Smiling, he recounts how Debbie influenced him.

“Through Debbie, I stopped eating non-kosher food. Although we are not strictly kosher, on one of our first dates, I ordered a bacon double cheeseburger and she looked at me and said, if you eat that, I am not going to kiss you. Since that very moment, I have not had a piece of treif.”

“Through our daughter’s education at Solomon Schechter, I started to become more educated. Not more believing or more practicing necessarily, but more educated.” They visited Israel frequently, and became active in pro-Israel groups like AIPAC (American Israel Public Affairs Committee), CAMERA (Committee for Accuracy in Middle East Reporting in America), and the David Project, which supports Israel advocacy on college campuses.

Visiting Israel in 2008 for a family wedding, the Blumsacks realized that aliya was now or never. Their lives were going well, but they were not living the life that they wanted to live. In August 2009, the family joined the Nefesh B’Nefesh aliya flight to Israel. He notes wryly that he was the only male on the flight who was not wearing a kippa.

They moved to the Baka neighborhood of Jerusalem and Blumsack, with his years of experience, found a job as an international business lawyer.

One of his great passions is photography.

He’s a fine arts photographer and his work has been displayed in numerous galleries, websites, and newspapers.

“To me”, he says, “photography is a way to appreciate life and not take things for granted.
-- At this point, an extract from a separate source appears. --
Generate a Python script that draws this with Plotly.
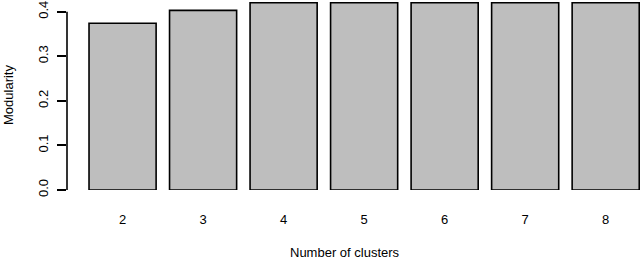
import plotly.graph_objects as go

clusters = ["2", "3", "4", "5", "6", "7", "8"]
modularity = [0.374, 0.403, 0.420, 0.420, 0.420, 0.420, 0.420]
y_ticks = [0.0, 0.1, 0.2, 0.3, 0.4]
y_tick_labels = ["0.0", "0.1", "0.2", "0.3", "0.4"]

# R barplot positions: width 1, space 0.2
xpos = [0.7 + 1.2 * i for i in range(len(clusters))]

W, H = 640, 259
left, right, top, bottom = 67, 0, 0, 69
unit = 67.1
x0_px = 75.6
plot_w = W - left - right
xr = [(left - x0_px) / unit, (W - right - x0_px) / unit]
plot_h = H - top - bottom
yr = [0, (plot_h + 0.5) / 447.0]

font = "Liberation Sans, Arial, Helvetica, sans-serif"

fig = go.Figure(go.Bar(
    x=xpos, y=modularity, width=1.0,
    marker=dict(color="#bebebe", line=dict(color="black", width=1.6)),
    showlegend=False, cliponaxis=False, hoverinfo="skip",
))

fig.update_layout(
    width=W, height=H,
    margin=dict(l=left, r=right, t=top, b=bottom, autoexpand=False),
    plot_bgcolor="white", paper_bgcolor="white",
    font=dict(family=font, size=13, color="black"),
    xaxis=dict(range=xr, tickmode="array", tickvals=xpos, ticktext=clusters,
               showgrid=False, zeroline=False, showline=False, ticks="",
               automargin=False,
               ticklabelstandoff=20, tickfont=dict(size=13)),
    yaxis=dict(range=yr, tickmode="array", tickvals=y_ticks, ticktext=y_tick_labels,
               showgrid=False, zeroline=False, showline=False,
               automargin=False, ticklabelstandoff=4,
               ticks="outside", ticklen=9, tickwidth=1.6, tickcolor="black",
               tickangle=-90, tickfont=dict(size=13)),
    shapes=[dict(type="line", xref="paper", yref="y", x0=0, x1=0, y0=0, y1=0.4,
                 line=dict(color="black", width=1.6))],
    annotations=[
        dict(text="Modularity", xref="paper", yref="paper", x=-(left - 8) / plot_w, y=0.5,
             textangle=-90, showarrow=False, xanchor="center", yanchor="middle",
             font=dict(size=13)),
        dict(text="Number of clusters", xref="paper", yref="paper",
             x=(345 - left) / plot_w, y=-(253 - plot_h) / plot_h,
             showarrow=False, xanchor="center", yanchor="middle",
             font=dict(size=13)),
    ],
)

fig.write_html("out.html", config={"displayModeBar": False},
               post_script="document.body.style.margin='0';document.body.style.overflow='hidden';")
Walking around with a camera, looking for pictures that are special, is almost the most Shabbat kind of activity that I can do. I admit I am secular and willing to photograph on Shabbat… It’s the one time when I try to experience the world and not take it for granted, and appreciate God’s creation.”

A year after moving to Israel, Debbie began to show signs of mental deterioration and was eventually diagnosed with early-onset Alzheimer’s disease, which required Rick to arrange for a fulltime caretaker. He says it is likely that the head trauma which she suffered in the car accident many years ago put her at a higher risk.

Despite the tragedy, Rick harbors absolutely no regrets about moving to Israel and does not feel that his wife would have been better cared for in the US. “One of the things that is special about Israel is that people are comfortable feeling close. I grew up in a very reserved Boston family that isn’t outwardly warm. In Israel, the warmth, the help, the services – both officially and unofficially – has been fabulous, beyond anything we would have expected to get in Boston.”

Blumsack feels and appreciates the meaning of being Jewish. “In my seven years here, I’ve had more Shabbat dinners with people than I ever had in my 45 years in the United States. I’ve had people wish me ‘Shabbat Shalom’ countless times more than I ever had it in the US. The idea that I feel being Jewish in so many aspects of my day is so special.”

He laments the fact that more secular Jews don’t make aliya. “For the future of the Jewish people”, he says, “it’s important that more secular Jews make aliya. The Orthodox will stay together.

The secular Jews are the ones assimilating away.”

As our interview draws to a close, I ask if he has any regrets. “My only regret is that we didn’t come sooner. Being here has given my life a meaning that it didn’t have before.”